- [Extracted records]
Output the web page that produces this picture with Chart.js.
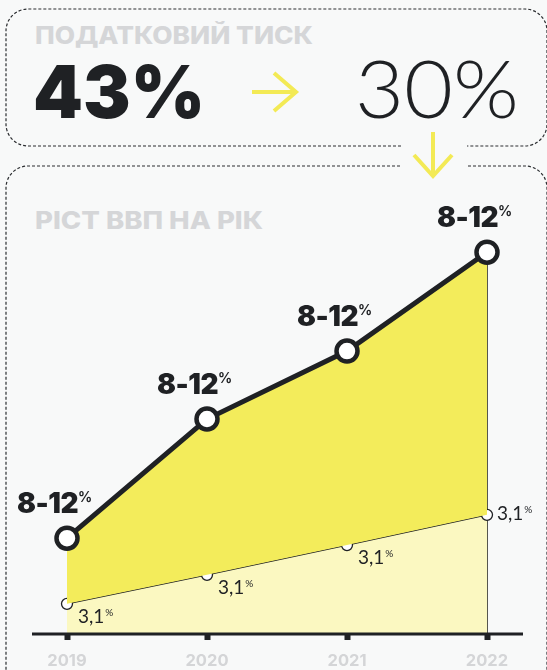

==

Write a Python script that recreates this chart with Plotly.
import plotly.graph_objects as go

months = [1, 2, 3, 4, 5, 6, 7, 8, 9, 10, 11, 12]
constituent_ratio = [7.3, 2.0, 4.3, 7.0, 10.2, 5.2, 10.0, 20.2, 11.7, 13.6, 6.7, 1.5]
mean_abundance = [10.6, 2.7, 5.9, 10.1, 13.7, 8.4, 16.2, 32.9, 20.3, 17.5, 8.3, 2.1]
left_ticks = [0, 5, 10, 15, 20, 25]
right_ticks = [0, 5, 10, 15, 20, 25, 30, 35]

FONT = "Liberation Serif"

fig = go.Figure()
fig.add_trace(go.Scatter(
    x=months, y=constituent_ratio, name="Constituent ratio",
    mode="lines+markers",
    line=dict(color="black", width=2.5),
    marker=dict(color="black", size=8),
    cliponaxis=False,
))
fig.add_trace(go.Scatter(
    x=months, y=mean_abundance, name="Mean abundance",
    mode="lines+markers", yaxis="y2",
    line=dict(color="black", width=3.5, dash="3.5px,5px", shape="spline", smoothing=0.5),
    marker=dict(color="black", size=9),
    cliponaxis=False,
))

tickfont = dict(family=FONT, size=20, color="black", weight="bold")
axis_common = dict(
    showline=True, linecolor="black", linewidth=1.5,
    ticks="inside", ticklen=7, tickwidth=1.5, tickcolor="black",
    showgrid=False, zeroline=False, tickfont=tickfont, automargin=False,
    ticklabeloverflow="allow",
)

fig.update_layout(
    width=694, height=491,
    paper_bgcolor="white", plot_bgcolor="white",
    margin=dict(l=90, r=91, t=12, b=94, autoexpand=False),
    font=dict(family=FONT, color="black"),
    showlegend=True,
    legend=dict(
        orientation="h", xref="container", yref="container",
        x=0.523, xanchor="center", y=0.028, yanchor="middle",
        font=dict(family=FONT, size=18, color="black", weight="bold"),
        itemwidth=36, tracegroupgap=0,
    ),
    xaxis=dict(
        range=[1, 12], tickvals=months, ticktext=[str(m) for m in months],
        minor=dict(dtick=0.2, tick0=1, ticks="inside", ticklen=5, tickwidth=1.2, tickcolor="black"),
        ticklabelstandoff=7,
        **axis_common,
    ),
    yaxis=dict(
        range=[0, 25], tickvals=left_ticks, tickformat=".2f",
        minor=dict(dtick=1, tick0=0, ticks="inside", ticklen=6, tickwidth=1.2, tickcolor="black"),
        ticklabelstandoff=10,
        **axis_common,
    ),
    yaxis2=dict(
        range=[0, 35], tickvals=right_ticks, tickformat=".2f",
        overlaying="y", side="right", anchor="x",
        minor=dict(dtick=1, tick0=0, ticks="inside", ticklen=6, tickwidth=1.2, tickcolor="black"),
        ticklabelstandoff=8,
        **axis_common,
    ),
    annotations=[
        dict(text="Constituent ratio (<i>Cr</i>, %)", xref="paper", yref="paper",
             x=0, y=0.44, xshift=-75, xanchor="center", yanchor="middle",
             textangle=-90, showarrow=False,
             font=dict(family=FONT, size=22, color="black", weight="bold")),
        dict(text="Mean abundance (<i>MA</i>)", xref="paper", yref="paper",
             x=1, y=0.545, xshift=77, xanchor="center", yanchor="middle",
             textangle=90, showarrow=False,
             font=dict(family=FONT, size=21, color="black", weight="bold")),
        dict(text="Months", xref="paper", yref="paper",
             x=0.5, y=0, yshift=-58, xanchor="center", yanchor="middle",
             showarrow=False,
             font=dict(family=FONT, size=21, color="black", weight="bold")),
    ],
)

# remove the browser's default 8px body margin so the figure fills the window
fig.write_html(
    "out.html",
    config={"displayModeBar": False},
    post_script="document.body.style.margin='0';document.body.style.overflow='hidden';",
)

--

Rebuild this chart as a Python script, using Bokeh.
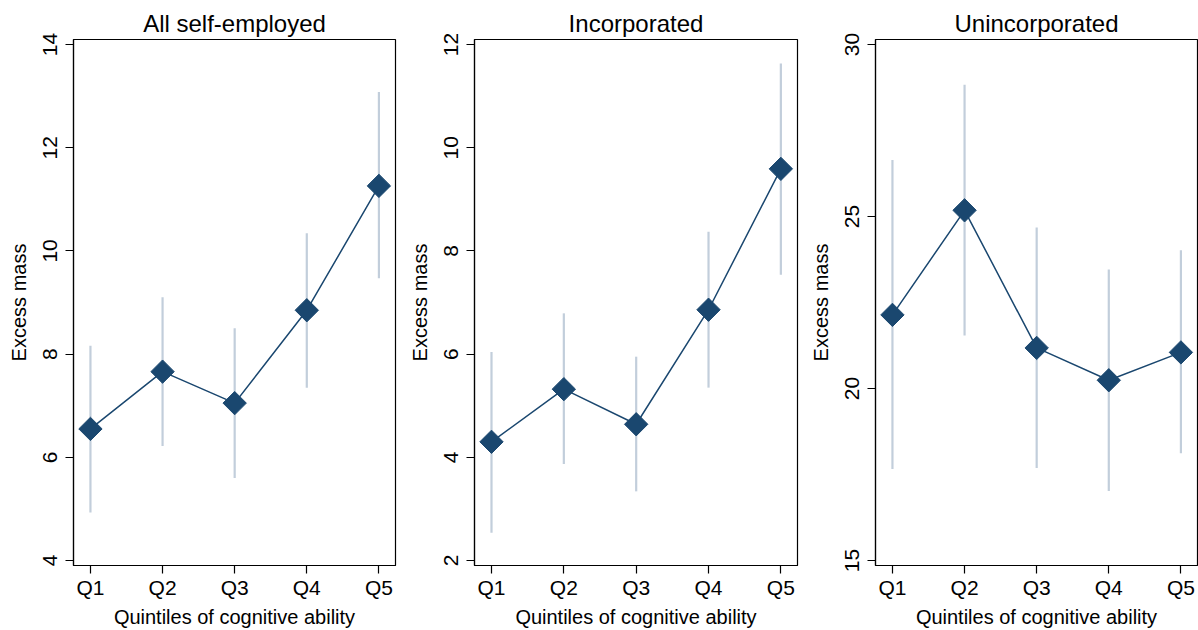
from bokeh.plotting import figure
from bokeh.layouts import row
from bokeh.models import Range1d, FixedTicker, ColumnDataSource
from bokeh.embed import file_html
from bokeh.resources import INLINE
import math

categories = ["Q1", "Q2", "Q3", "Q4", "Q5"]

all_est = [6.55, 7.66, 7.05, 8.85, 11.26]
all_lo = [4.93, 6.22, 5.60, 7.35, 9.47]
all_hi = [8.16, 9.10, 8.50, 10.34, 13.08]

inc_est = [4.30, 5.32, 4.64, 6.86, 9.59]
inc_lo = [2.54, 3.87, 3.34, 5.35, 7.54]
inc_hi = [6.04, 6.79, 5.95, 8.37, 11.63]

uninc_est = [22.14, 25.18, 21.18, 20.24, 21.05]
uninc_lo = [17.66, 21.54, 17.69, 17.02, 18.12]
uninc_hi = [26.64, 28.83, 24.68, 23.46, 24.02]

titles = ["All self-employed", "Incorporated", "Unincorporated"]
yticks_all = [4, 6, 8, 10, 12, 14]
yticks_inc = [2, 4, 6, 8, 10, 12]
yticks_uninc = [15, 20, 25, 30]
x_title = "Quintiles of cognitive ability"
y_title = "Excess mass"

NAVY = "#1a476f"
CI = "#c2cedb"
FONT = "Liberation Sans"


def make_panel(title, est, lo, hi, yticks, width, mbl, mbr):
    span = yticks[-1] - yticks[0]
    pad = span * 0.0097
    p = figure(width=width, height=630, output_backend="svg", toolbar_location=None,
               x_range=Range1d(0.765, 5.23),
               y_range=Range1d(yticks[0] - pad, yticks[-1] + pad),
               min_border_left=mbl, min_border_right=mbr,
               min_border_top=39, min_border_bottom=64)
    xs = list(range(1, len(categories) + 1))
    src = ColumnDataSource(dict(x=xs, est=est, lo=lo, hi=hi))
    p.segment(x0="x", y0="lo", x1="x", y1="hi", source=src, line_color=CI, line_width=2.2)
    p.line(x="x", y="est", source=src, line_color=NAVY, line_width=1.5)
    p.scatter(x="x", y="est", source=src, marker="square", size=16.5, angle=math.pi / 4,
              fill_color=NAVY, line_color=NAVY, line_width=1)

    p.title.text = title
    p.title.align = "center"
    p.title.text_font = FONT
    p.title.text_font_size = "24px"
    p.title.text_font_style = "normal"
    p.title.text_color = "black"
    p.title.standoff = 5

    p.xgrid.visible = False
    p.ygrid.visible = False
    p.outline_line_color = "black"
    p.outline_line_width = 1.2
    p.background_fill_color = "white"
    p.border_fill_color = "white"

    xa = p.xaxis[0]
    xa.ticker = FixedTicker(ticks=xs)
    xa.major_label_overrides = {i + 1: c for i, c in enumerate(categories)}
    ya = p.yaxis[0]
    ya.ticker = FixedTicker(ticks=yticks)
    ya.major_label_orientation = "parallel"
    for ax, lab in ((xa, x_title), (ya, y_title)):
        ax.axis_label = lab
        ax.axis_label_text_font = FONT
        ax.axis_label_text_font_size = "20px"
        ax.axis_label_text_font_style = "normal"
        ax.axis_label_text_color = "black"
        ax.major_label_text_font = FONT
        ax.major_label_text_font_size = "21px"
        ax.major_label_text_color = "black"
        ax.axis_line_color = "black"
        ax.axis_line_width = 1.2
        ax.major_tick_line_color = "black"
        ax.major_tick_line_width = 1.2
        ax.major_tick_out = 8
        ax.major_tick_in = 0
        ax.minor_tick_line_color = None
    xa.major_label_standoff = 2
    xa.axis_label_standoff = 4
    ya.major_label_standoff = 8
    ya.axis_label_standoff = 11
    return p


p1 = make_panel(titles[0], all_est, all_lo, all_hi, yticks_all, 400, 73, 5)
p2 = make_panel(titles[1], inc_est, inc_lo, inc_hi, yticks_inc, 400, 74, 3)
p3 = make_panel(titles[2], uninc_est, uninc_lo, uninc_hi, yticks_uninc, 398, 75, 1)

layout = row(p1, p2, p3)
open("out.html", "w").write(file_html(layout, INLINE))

- [Exercise details]
Look through the records and count each line that holds "with". Write only the total.

- [Solution below]
2